As I look back over my nine years with BD&S, five years as a co-editor and the last five as Managing Editor, I am amazed at the scope and scale of what the journal has done. Close to 1,200 authors have published 600+ articles both as stand-alone pieces and as part of 25+ special themes curated by guest editors. It is tremendously heartening to be part of such an intellectual community. As I step into the role of Editor-in-Chief I look to this community to continue to support and define the journal's work as we move forward. I am especially pleased to be working with Jennifer Gabrys (in her new role as Managing Editor), our co-editors: Rocca Bellanova, Dhiraj Murthy, Sung-Yueh Perng, Sachil Singh, Ana Valdivia, and Jing Zeng and the journal's Editorial Assistant, Natalia Orrego. 

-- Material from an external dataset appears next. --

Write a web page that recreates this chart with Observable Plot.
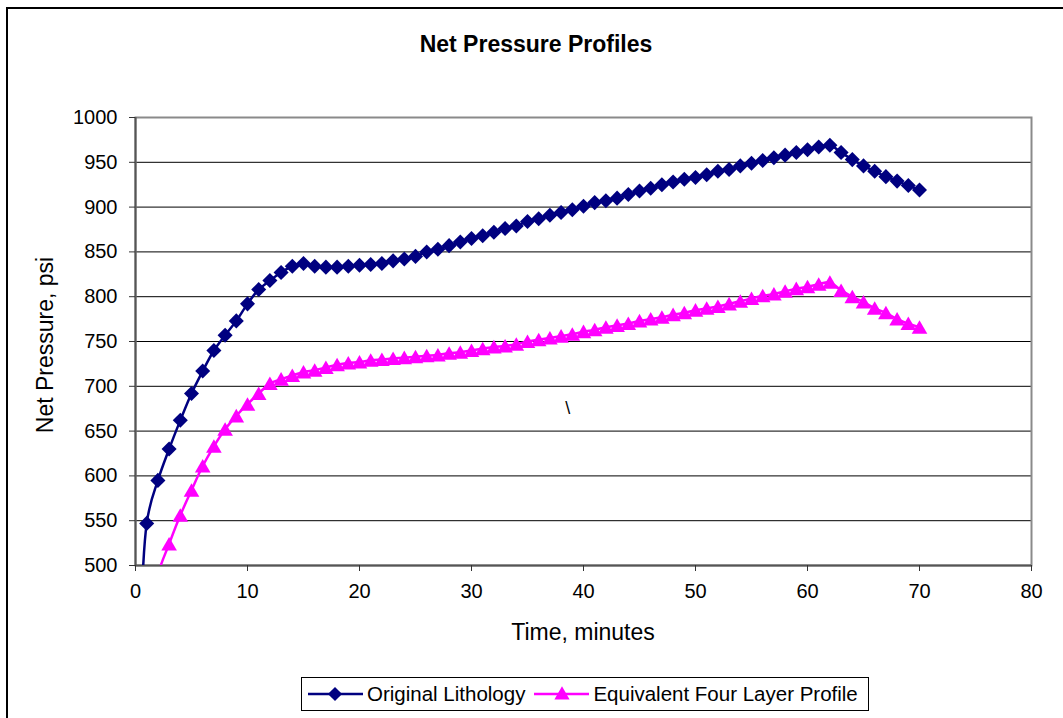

I am grateful for my time with the journal and am looking forward to the years ahead. It is still a front row seat to the most exciting show in town.


Wednesday 11 January 2023

Ground Truth Tracings (GTT): On the Epistemic Limits of Machine Learning

by Edward B. Kang (@edwardbkang)

Kang, E. B. (2023). Ground truth tracings (GTT): On the epistemic limits of machine learning. Big Data & Society, 10(1).  

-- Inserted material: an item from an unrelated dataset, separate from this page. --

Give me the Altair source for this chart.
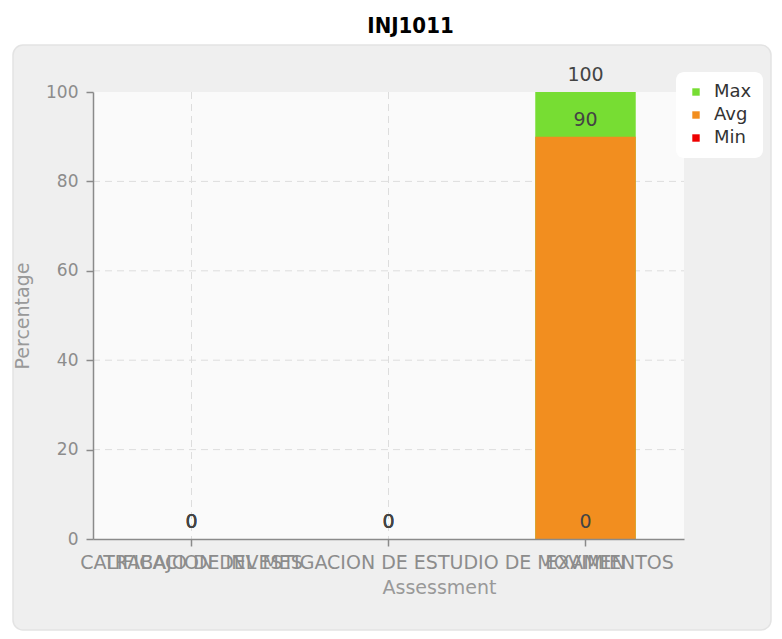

This article is a direct response to the increasing division I have been seeing between what might be called the “technical” and “sociotechnical” communities in artificial intelligence/machine learning (AI/ML). It started as a foray into the industry of machine “listening” with the purpose of examining to what extent practitioners engage with the complexity of voice in developing techniques for listening to and evaluating it. Through my interviews, however, I found that voice, along with many other qualitatively complex phenomena like “employee fit,” “emotion,” and “personality,” gets flattened in the context of machine learning. The piece thus starts with a specific scholarly interest in the interface of voice and machine learning, but ends with a broader commentary on the limitations of machine learning epistemologies as seen through machine listening systems.
Specifically, I develop an intentionally non-mathematical methodological schema called “Ground Truth Tracings” (GTT) to make explicit the ontological translations that reconfigure a qualitative phenomenon like voice into a usable quantitative reference AKA “ground-truthing.” Given that all machine learning systems require a referential database that serves as its ground truth – i.e., what is assumed to be true by the system – examining these assumptions are key to exploring the strengths, weaknesses, and beliefs embedded in AI/ML technologies. In one example, I bring attention to a voice analysis “employee-fit” prediction system that analyzes a potential candidate’s voice to predict whether the individual will be a good fit for a particular team. By using GTT, I qualitatively show why this system is not feasible as an ML use case and unlikely to be as robust as it is marketed to be.
Finally, I acknowledge that although this framework may serve as a useful tool for investigating claims around ML applicability, it does not immediately engage questions of subjectivity, stakes, and power. I thus further splinter this schema through these axes to develop a perhaps imperfect, but practical heuristic called the “Learnability-Stakes” table to assess and think about the epistemological and ethical soundness of machine learning systems, writ large. I’m hoping this piece will contribute to the fostering of interdisciplinary dialogue among the wide range of practitioners in the AI/ML community that includes not just computer scientists and ML engineers, but also social scientists, activists, journalists, policy makers, humanities scholars, and artists, broadly construed.